[BEGIN Given material]

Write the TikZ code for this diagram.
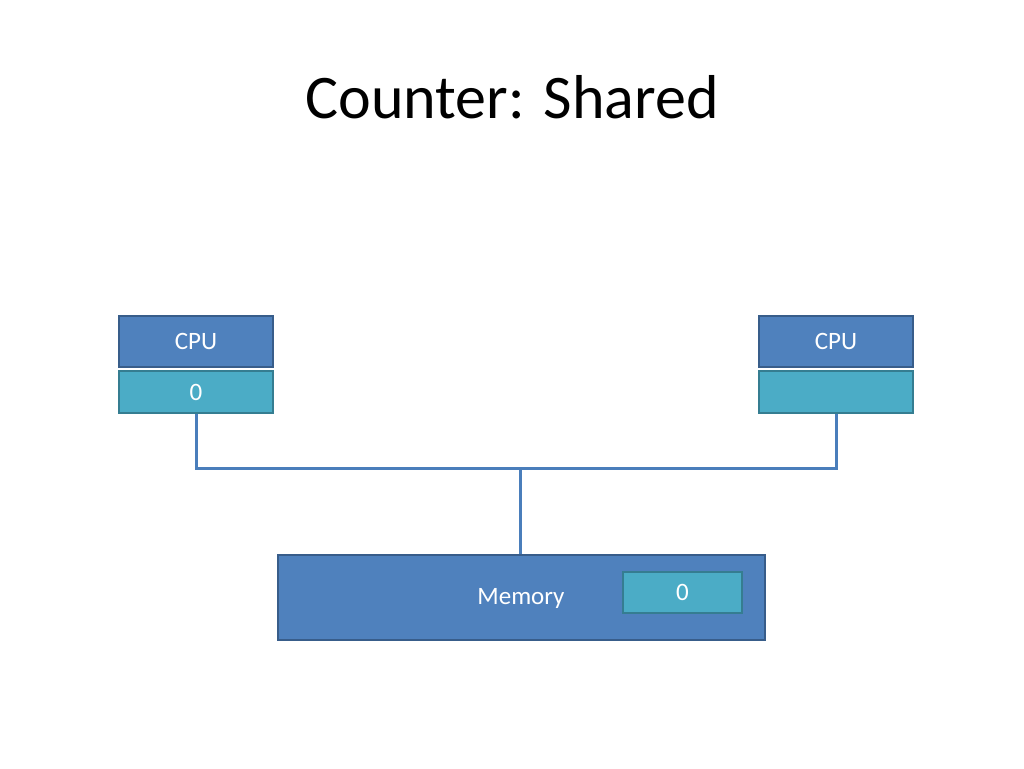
\documentclass[tikz,border=0pt]{standalone}
\usepackage{fontspec}
\setmainfont{Carlito}
\definecolor{cpufill}{HTML}{4F81BD}
\definecolor{cpuedge}{HTML}{385D8A}
\definecolor{cachefill}{HTML}{4BACC6}
\definecolor{cacheedge}{HTML}{357D91}
\definecolor{wire}{HTML}{4A7EBB}
\begin{document}
\begin{tikzpicture}[x=1pt,y=-1pt,
  cpubox/.style={draw=cpuedge,fill=cpufill,line width=2pt,minimum width=154pt,minimum height=51pt,inner sep=0pt,text=white,font=\fontsize{25}{30}\selectfont},
  cachebox/.style={draw=cacheedge,fill=cachefill,line width=2pt,minimum width=154pt,minimum height=42pt,inner sep=0pt,text=white,font=\fontsize{25}{30}\selectfont},
  membox/.style={draw=cpuedge,fill=cpufill,line width=2pt,minimum width=487pt,minimum height=85pt,inner sep=0pt},
  wireline/.style={draw=wire,line width=3pt},
  lbl/.style={text=white,font=\fontsize{25}{30}\selectfont,inner sep=0pt}]
\useasboundingbox (0,0) rectangle (1024,768);
\fill[white] (0,0) rectangle (1024,768);
\node[font=\fontsize{62}{70}\selectfont,inner sep=0pt] (title) at (512,97) {Counter: Shared};
\node[cpubox] (cpuL) at (196,341.5) {CPU};
\node[cachebox] (cacheL) at (196,392) {0};
\node[cpubox] (cpuR) at (836,341.5) {CPU};
\node[cachebox] (cacheR) at (836,392) {};
\node[membox] (mem) at (521.5,597.5) {};
\node[lbl] (memlbl) at (521,598) {Memory};
\node[cachebox,minimum width=119pt,minimum height=41pt] (memcache) at (682.5,592.5) {0};
\coordinate (j) at (520,468);
\draw[wireline] (cacheL.south) |- (j) -| (cacheR.south);
\draw[wireline] (j) -- (mem.north -| j);
\end{tikzpicture}
\end{document}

[END Given material]

Problem description:
The material above holds pictures; copy everything else in it exactly.

Result:
Write the TikZ code for this diagram.
\documentclass[tikz,border=0pt]{standalone}
\usepackage{fontspec}
\setmainfont{Carlito}
\definecolor{cpufill}{HTML}{4F81BD}
\definecolor{cpuedge}{HTML}{385D8A}
\definecolor{cachefill}{HTML}{4BACC6}
\definecolor{cacheedge}{HTML}{357D91}
\definecolor{wire}{HTML}{4A7EBB}
\begin{document}
\begin{tikzpicture}[x=1pt,y=-1pt,
  cpubox/.style={draw=cpuedge,fill=cpufill,line width=2pt,minimum width=154pt,minimum height=51pt,inner sep=0pt,text=white,font=\fontsize{25}{30}\selectfont},
  cachebox/.style={draw=cacheedge,fill=cachefill,line width=2pt,minimum width=154pt,minimum height=42pt,inner sep=0pt,text=white,font=\fontsize{25}{30}\selectfont},
  membox/.style={draw=cpuedge,fill=cpufill,line width=2pt,minimum width=487pt,minimum height=85pt,inner sep=0pt},
  wireline/.style={draw=wire,line width=3pt},
  lbl/.style={text=white,font=\fontsize{25}{30}\selectfont,inner sep=0pt}]
\useasboundingbox (0,0) rectangle (1024,768);
\fill[white] (0,0) rectangle (1024,768);
\node[font=\fontsize{62}{70}\selectfont,inner sep=0pt] (title) at (512,97) {Counter: Shared};
\node[cpubox] (cpuL) at (196,341.5) {CPU};
\node[cachebox] (cacheL) at (196,392) {0};
\node[cpubox] (cpuR) at (836,341.5) {CPU};
\node[cachebox] (cacheR) at (836,392) {};
\node[membox] (mem) at (521.5,597.5) {};
\node[lbl] (memlbl) at (521,598) {Memory};
\node[cachebox,minimum width=119pt,minimum height=41pt] (memcache) at (682.5,592.5) {0};
\coordinate (j) at (520,468);
\draw[wireline] (cacheL.south) |- (j) -| (cacheR.south);
\draw[wireline] (j) -- (mem.north -| j);
\end{tikzpicture}
\end{document}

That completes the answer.